## THE TASK:
Pull out exactly the lines from the line containing "Give me the" to the line containing "XAxis, YAxis, CartesianGrid", both lines included, with pictures removed from the copy.

## MATERIAL SUPPLIED:
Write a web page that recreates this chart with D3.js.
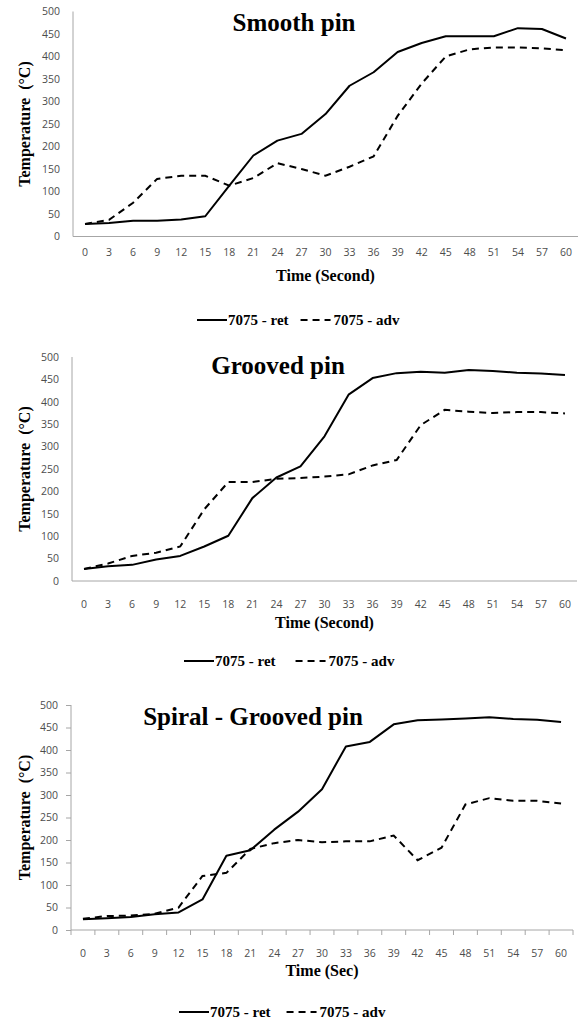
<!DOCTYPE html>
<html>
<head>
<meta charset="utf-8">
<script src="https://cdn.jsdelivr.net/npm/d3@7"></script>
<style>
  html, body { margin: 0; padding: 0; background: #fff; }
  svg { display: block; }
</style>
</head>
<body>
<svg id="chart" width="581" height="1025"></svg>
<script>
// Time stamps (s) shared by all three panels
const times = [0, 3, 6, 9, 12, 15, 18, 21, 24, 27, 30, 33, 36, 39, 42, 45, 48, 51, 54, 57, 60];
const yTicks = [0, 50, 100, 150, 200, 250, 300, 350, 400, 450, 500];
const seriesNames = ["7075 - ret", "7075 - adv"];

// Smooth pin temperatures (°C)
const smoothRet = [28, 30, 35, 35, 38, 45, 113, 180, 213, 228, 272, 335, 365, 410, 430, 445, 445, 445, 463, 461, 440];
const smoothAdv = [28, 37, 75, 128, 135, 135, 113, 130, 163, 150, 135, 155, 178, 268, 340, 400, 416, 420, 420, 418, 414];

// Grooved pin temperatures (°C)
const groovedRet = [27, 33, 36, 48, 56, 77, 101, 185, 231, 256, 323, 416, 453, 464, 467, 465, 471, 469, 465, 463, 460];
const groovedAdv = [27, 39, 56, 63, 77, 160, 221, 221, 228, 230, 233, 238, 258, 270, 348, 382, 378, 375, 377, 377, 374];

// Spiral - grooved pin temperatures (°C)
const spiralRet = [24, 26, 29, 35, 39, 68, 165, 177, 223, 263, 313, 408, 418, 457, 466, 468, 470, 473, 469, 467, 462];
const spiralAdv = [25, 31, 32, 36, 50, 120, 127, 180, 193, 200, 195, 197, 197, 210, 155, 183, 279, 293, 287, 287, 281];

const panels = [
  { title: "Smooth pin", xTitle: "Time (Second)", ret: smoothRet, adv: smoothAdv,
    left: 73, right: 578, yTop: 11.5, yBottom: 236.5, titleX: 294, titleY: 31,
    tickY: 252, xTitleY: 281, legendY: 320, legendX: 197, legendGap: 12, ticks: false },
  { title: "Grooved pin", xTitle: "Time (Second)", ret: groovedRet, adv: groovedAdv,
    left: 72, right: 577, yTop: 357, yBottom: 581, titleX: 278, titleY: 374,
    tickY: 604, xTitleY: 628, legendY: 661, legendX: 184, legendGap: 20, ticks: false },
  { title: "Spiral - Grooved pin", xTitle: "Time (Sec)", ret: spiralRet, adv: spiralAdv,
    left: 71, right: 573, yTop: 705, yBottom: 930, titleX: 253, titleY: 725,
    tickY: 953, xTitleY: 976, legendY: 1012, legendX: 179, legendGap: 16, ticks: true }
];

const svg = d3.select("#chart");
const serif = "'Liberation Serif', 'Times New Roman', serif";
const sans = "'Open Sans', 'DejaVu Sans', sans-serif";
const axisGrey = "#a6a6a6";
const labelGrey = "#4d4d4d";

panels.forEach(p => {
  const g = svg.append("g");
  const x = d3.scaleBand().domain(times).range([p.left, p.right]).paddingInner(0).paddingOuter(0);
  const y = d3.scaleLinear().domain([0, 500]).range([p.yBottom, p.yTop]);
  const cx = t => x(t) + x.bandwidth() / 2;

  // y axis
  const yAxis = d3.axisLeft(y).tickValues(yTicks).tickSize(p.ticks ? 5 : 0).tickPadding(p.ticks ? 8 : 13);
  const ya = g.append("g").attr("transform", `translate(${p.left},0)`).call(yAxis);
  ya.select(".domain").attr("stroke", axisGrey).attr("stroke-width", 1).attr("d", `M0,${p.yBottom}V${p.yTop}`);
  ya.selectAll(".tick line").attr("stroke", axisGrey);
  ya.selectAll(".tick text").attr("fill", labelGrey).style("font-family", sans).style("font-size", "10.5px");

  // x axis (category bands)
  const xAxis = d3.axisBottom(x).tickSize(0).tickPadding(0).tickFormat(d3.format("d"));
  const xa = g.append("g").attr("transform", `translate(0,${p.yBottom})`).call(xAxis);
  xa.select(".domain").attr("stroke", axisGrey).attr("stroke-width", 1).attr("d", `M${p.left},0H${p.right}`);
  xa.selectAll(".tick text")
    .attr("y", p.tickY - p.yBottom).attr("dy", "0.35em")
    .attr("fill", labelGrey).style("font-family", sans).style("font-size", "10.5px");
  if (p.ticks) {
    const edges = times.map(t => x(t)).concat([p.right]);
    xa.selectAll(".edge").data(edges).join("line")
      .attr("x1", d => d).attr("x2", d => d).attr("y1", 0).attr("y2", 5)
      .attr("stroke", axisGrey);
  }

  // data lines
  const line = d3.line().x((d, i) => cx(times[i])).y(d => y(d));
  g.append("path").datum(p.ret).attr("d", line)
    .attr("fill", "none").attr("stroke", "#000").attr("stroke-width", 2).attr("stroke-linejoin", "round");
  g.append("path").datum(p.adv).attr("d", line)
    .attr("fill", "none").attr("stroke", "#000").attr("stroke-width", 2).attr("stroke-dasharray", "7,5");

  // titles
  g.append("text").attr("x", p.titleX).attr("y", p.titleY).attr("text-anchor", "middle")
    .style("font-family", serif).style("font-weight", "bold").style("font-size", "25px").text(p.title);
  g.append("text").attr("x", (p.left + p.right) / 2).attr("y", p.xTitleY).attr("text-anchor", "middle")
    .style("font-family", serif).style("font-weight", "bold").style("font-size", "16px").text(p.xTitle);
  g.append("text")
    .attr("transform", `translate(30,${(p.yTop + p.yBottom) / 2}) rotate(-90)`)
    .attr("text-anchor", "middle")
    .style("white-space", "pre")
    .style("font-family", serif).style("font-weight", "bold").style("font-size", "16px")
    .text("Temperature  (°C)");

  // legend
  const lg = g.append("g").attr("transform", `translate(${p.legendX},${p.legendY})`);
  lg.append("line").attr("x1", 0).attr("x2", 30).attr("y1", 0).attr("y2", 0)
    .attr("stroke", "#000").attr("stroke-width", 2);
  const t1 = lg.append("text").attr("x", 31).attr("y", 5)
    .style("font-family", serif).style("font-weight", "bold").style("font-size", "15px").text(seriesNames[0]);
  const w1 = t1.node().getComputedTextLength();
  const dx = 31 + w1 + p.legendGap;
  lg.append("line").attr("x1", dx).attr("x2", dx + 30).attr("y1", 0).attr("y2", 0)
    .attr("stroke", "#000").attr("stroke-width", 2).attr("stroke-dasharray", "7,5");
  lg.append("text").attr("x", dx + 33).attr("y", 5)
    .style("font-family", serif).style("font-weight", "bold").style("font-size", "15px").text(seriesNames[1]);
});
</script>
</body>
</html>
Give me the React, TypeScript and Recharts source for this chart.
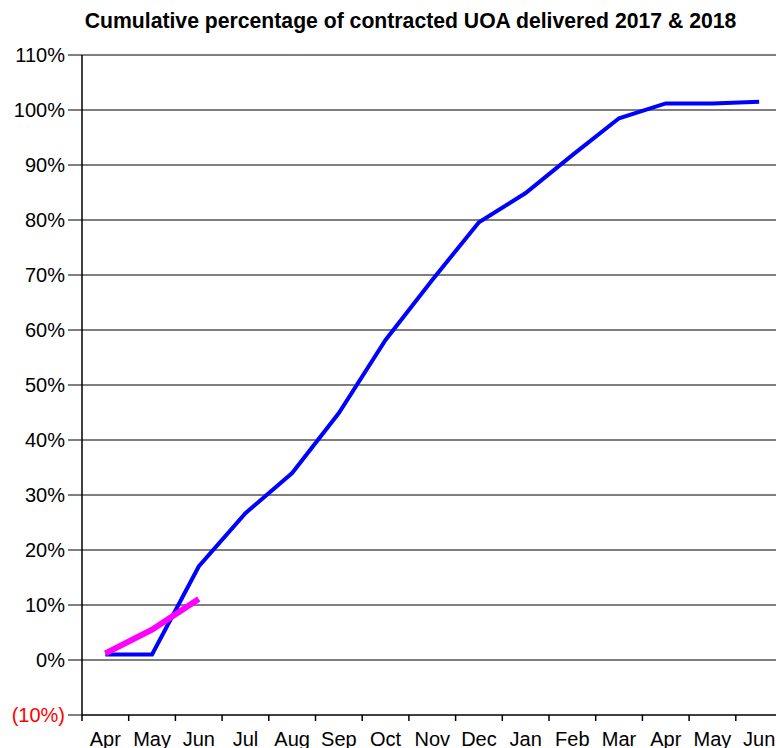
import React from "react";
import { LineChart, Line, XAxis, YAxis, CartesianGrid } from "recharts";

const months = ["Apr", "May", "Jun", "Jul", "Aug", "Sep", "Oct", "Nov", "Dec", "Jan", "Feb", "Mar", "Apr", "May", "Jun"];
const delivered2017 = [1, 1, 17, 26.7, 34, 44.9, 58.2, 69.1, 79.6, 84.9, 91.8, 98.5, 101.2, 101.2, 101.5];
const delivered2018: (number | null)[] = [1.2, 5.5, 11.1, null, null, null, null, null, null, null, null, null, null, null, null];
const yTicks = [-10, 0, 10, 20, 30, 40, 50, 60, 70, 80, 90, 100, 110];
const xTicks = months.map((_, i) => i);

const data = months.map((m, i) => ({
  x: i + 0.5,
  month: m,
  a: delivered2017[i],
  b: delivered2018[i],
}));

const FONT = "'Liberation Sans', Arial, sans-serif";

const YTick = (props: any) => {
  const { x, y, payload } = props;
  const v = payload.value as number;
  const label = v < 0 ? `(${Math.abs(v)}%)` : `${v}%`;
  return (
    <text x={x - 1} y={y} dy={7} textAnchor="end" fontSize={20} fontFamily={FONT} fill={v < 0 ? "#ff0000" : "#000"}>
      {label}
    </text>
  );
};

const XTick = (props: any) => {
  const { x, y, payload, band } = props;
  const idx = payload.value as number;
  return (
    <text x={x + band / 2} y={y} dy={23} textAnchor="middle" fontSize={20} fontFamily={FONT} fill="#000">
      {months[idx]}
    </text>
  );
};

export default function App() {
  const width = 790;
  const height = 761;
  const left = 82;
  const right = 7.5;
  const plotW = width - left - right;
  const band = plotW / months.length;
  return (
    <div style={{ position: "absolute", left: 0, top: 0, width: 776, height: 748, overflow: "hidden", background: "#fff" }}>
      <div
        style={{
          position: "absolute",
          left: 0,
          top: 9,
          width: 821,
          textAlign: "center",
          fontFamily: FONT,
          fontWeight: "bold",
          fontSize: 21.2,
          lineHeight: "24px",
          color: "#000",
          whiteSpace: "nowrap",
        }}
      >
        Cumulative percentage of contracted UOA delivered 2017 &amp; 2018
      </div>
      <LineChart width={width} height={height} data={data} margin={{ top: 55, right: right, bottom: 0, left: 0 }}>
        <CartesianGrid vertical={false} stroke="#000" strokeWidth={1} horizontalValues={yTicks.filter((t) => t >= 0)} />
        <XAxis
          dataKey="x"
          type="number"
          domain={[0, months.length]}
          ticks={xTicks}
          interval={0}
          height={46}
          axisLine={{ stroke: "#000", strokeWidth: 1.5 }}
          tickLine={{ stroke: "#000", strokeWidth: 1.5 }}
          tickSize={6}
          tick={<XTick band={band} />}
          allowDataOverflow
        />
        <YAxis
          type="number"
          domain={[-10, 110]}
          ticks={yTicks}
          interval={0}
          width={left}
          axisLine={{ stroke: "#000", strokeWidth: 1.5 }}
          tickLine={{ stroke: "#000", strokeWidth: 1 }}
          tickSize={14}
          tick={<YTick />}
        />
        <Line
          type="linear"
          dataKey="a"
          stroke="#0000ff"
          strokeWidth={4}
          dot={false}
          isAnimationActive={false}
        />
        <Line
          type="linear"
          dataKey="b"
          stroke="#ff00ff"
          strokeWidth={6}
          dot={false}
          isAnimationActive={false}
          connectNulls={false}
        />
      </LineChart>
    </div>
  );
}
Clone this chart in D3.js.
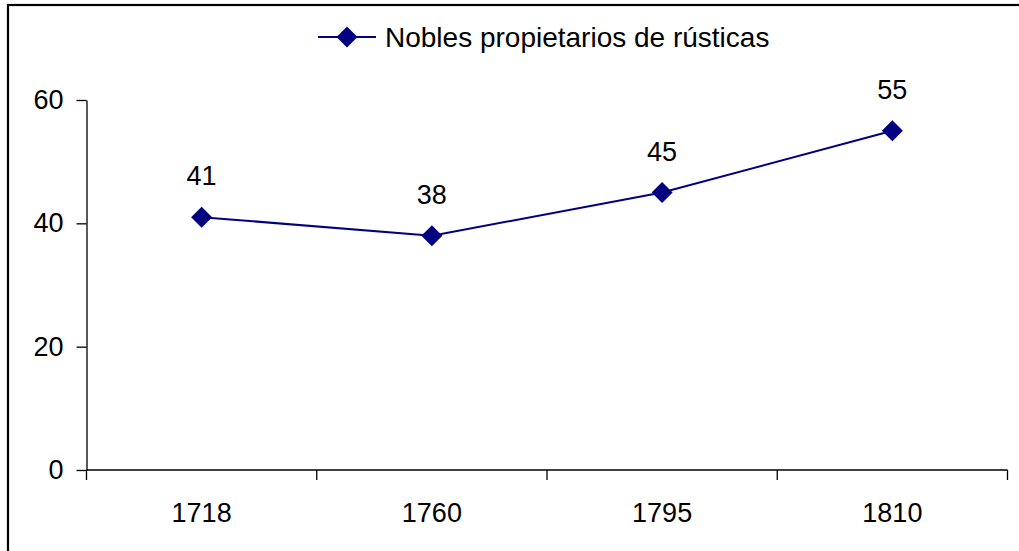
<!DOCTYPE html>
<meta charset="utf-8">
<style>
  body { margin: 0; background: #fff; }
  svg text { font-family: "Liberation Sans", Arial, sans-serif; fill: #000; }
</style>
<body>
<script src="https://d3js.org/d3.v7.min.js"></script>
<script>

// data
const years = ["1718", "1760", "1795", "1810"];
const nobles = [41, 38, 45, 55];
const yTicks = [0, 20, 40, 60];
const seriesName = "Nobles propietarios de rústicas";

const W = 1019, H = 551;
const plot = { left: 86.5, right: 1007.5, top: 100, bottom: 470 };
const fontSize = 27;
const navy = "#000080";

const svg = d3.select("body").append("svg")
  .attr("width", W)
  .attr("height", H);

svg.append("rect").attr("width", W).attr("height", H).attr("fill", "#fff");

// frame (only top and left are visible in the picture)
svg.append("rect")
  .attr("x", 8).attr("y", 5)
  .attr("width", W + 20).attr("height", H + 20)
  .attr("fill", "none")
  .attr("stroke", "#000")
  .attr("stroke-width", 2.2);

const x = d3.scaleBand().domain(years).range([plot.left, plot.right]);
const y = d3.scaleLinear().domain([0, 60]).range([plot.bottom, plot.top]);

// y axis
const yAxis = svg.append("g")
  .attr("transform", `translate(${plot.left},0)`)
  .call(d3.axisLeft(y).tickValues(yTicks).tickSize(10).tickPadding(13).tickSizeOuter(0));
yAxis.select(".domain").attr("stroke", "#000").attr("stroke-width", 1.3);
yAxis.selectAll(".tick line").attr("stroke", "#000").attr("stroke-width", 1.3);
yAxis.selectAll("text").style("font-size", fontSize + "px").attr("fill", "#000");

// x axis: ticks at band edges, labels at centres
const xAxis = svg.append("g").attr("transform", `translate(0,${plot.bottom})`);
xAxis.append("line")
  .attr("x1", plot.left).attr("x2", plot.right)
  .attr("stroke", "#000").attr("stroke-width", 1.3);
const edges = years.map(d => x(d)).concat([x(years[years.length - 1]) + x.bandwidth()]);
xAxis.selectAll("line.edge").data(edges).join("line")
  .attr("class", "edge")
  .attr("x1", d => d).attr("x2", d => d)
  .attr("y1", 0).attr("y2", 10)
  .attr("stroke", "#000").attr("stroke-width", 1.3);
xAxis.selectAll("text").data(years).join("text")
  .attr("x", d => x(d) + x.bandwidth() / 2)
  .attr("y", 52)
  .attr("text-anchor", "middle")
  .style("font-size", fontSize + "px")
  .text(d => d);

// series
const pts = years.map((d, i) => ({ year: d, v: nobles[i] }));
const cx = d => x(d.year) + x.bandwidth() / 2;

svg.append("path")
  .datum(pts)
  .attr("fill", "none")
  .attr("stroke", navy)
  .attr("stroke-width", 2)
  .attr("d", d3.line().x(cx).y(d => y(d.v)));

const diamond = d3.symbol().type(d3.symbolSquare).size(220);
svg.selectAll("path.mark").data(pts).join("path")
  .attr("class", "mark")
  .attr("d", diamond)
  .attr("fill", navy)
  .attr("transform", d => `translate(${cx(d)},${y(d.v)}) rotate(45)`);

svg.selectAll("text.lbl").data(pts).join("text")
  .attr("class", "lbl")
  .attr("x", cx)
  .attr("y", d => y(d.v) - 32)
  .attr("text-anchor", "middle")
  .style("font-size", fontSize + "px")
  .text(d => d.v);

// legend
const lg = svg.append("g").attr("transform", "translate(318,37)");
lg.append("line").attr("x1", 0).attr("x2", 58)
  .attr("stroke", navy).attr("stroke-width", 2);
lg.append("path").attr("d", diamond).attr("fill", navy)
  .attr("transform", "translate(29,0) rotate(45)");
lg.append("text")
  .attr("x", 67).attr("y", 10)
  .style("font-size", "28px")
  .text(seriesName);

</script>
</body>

## WRITTEN RESPONSE:
Give me the React, TypeScript and Recharts source for this chart.
import React from "react";
import { LineChart, Line, XAxis, YAxis, CartesianGrid } from "recharts";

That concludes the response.